SUARA INDONESIA

Petani Bukan Wong Cilik, Mereka Adalah Tuan

Imam Hairon - 24 September 2020 | 19:09 - Dibaca 1.84k kali
Komunitas Petani Bukan Wong Cilik, Mereka Adalah Tuan
Biografi singkat Sukma Wati Patty, Ketua Rayon Hukum Universitas Pattimura

Oleh: Sukma Wati Patty

Apa yang pertama kali terbesit ketika mendengarkan kata Petani? Kuno, tidak sejahtera, bercocok tanam, ketidakadilan, kemiskinan, melarat, tentunya ada banyak hal yang terlintas ketika kita membicarakan soal petani entah itu terkesan problematik maupun terkesan baik-baik saja tanpa ada yang perlu dipermasalahkan.

Lalu siapakah sebenarnya petani itu, apakah ia adalah si puan dan tuan yang hanya bercocok tanam memegang cangkul saja, atau si dia yang hanya menunggu waktu kemenangannya “panen”, untuk kepala yang sempit seorang petani tentunya dikonotasikan dengan kesempitan nalarnya juga, ejek saja mereka korporat keparat atau penjahat neojahiliyah yang merampas tanah sana sini dengan tawaran segepok uang bernilai murah atau mereka si penanam modal yang lebih banyak bersepakat di atas rugi.

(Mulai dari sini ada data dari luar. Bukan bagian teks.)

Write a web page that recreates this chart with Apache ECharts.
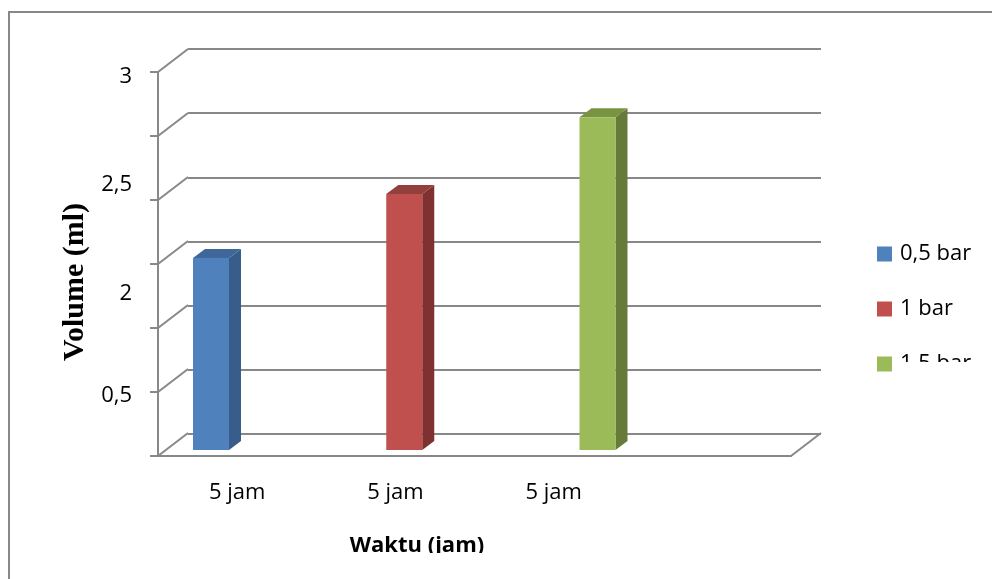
<!DOCTYPE html>
<html>
<head>
<meta charset="utf-8">
<script src="https://cdn.jsdelivr.net/npm/echarts@6/dist/echarts.min.js"></script>
<style>
html, body { margin: 0; padding: 0; background: #fff; }
#chart { width: 992px; height: 579px; }
</style>
</head>
<body>
<div id="chart"></div>
<script>
// data
var categories = ['5 jam', '5 jam', '5 jam', ''];
var seriesNames = ['0,5 bar', '1 bar', '1,5 bar'];
var seriesValues = [1.5, 2.0, 2.6];
var seriesCategory = [0, 1, 2];
var yTicks = [0, 0.5, 1, 1.5, 2, 2.5, 3];
var yLabelTexts = ['3', '2,5', '2', '0,5'];

var chart = echarts.init(document.getElementById('chart'));

var gridColor = '#888888';
var font = 'Open Sans';
var faces = [
    { front: '#4F81BD', side: '#385D8A', top: '#3F6799' },
    { front: '#C0504D', side: '#7E3130', top: '#93403D' },
    { front: '#9BBB59', side: '#677B38', top: '#789440' }
];

// 3D kolom: muka depan, samping, atas
function bar3d(s) {
    return function (params, api) {
        var cat = api.value(0);
        var val = api.value(1);
        var band = api.size([1, 0])[0];
        var base = api.coord([cat, 0]);
        var top = api.coord([cat, val]);
        var w = 36, dx = 12, dy = -9;
        var x0 = base[0] - band / 2 + 35 + 35 * s;
        var x1 = x0 + w;
        var yb = base[1] - 6, yt = top[1] - 6;
        var c = faces[s];
        return {
            type: 'group',
            children: [
                { type: 'polygon', shape: { points: [[x1, yb], [x1 + dx, yb + dy], [x1 + dx, yt + dy], [x1, yt]] }, style: { fill: c.side } },
                { type: 'polygon', shape: { points: [[x0, yt], [x1, yt], [x1 + dx, yt + dy], [x0 + dx, yt + dy]] }, style: { fill: c.top } },
                { type: 'rect', shape: { x: x0, y: yt, width: w, height: yb - yt }, style: { fill: c.front } }
            ]
        };
    };
}

// garis diagonal dinding kiri dan lantai
function walls(params, api) {
    var cs = params.coordSys;
    var v = api.value(1);
    var p = api.coord([0, v]);
    var kids = [
        { type: 'line', shape: { x1: cs.x, y1: p[1], x2: cs.x + 30, y2: p[1] - 23 }, style: { stroke: gridColor, lineWidth: 2 } }
    ];
    if (v === 0) {
        kids.push({ type: 'line', shape: { x1: cs.x + cs.width, y1: p[1], x2: cs.x + cs.width + 30, y2: p[1] - 23 }, style: { stroke: gridColor, lineWidth: 2 } });
    }
    return { type: 'group', children: kids };
}

var series = [{
    type: 'custom',
    name: 'walls',
    xAxisIndex: 1,
    yAxisIndex: 1,
    renderItem: walls,
    data: yTicks.map(function (v) { return [0, v]; }),
    encode: { x: 0, y: 1 },
    silent: true,
    z: 1
}];
seriesNames.forEach(function (name, s) {
    series.push({
        type: 'custom',
        name: name,
        xAxisIndex: 1,
        yAxisIndex: 1,
        renderItem: bar3d(s),
        itemStyle: { color: faces[s].front },
        data: [[seriesCategory[s], seriesValues[s]]],
        encode: { x: 0, y: 1 },
        z: 3
    });
});

var graphics = [
    { type: 'rect', z: 0, shape: { x: 9, y: 12, width: 1000, height: 600 }, style: { fill: 'none', stroke: gridColor, lineWidth: 2 } },
    { type: 'text', x: 75, y: 282, rotation: Math.PI / 2, z: 10,
      style: { text: 'Volume (ml)', fontFamily: 'Liberation Serif', fontWeight: 'bold', fontSize: 30, fill: '#000', align: 'center', verticalAlign: 'middle' } },
    { type: 'text', x: 417, y: 546, z: 10,
      style: { text: 'Waktu (jam)', fontFamily: font, fontWeight: 'bold', fontSize: 22, fill: '#000', align: 'center', verticalAlign: 'middle' } },
    // potongan bawah teks (terpotong di gambar asli)
    { type: 'rect', z: 100, shape: { x: 300, y: 553, width: 260, height: 30 }, style: { fill: '#fff' } },
    { type: 'rect', z: 100, shape: { x: 895, y: 362, width: 100, height: 30 }, style: { fill: '#fff' } }
];
var labelY = [77, 185, 294, 396];
yLabelTexts.forEach(function (t, i) {
    graphics.push({ type: 'text', x: 132, y: labelY[i], z: 10,
        style: { text: t, fontFamily: font, fontSize: 22, fill: '#000', align: 'right', verticalAlign: 'middle' } });
});

var option = {
    backgroundColor: '#fff',
    animation: false,
    grid: [
        { left: 188, right: 171, top: 49, bottom: 145 },
        { left: 158, right: 201, top: 72, bottom: 123 }
    ],
    xAxis: [
        { gridIndex: 0, type: 'category', data: categories, show: false },
        {
            gridIndex: 1, type: 'category', data: categories,
            axisLine: { lineStyle: { color: gridColor, width: 2 } },
            axisTick: { show: false },
            axisLabel: { color: '#000', fontFamily: font, fontSize: 22, margin: 26 }
        }
    ],
    yAxis: [
        {
            gridIndex: 0, type: 'value', min: 0, max: 3, interval: 0.5,
            axisLine: { show: false }, axisTick: { show: false }, axisLabel: { show: false },
            splitLine: { show: true, lineStyle: { color: gridColor, width: 2 } }
        },
        {
            gridIndex: 1, type: 'value', min: 0, max: 3, interval: 0.5,
            axisLine: { show: true, lineStyle: { color: gridColor, width: 2 } },
            axisTick: { show: true, length: 8, lineStyle: { color: gridColor, width: 2 } },
            axisLabel: { show: false },
            splitLine: { show: false }
        }
    ],
    legend: {
        data: seriesNames,
        orient: 'vertical',
        left: 872,
        top: 238,
        icon: 'rect',
        itemWidth: 15,
        itemHeight: 15,
        itemGap: 33,
        textStyle: { color: '#000', fontFamily: font, fontSize: 22, padding: [2, 0, 0, 3] }
    },
    graphic: graphics,
    series: series
};

chart.setOption(option);
</script>
</body>
</html>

Petani si wong cilik, memang benar adanya tak harus kita tampikkan namun jika membaca satu pepatah arab mengatakan “Alfallaahu sayyidul bilaadi wa maalikuhul haqiqi” seorang petani adalah tuan dari sebuah Negara dan pemilik wilayah yang sesungguhnya. Jadi siapa raja atas tanah-tanah yang sering kali tergusur dan dirampas atau dibeli dengan harga murah? Iya, mereka adalah siapa lagi kalau bukan petani si wong cilik.

Meskipun selalu dikasihani dengan embel wong cilik agar yang keras hati batu di gedung menara gading sana tersentuh, toh mereka sering kali juga acap simpati tanpa berempati atau sekedar berjiwa altruis. Bahkan kadang yang suka menyatakan dirinya wong cilik ini datangnya dari mereka yang berdasi memangku kaki di gedung, itu bukan wong cilik tapi berotak kecil.

Di desa ku seorang bergelar Upu Latu (Raja) pun tetap bertani dan bahkan “beta” lebih mengakui jika para buyut adalah petani dibandingkan bergelar yang suka mengambil kebijakan, karena apalah artinya gelar dan jabatan tanpa dapat menghidupi dan mensejahterakan keluarga dan banyak orang.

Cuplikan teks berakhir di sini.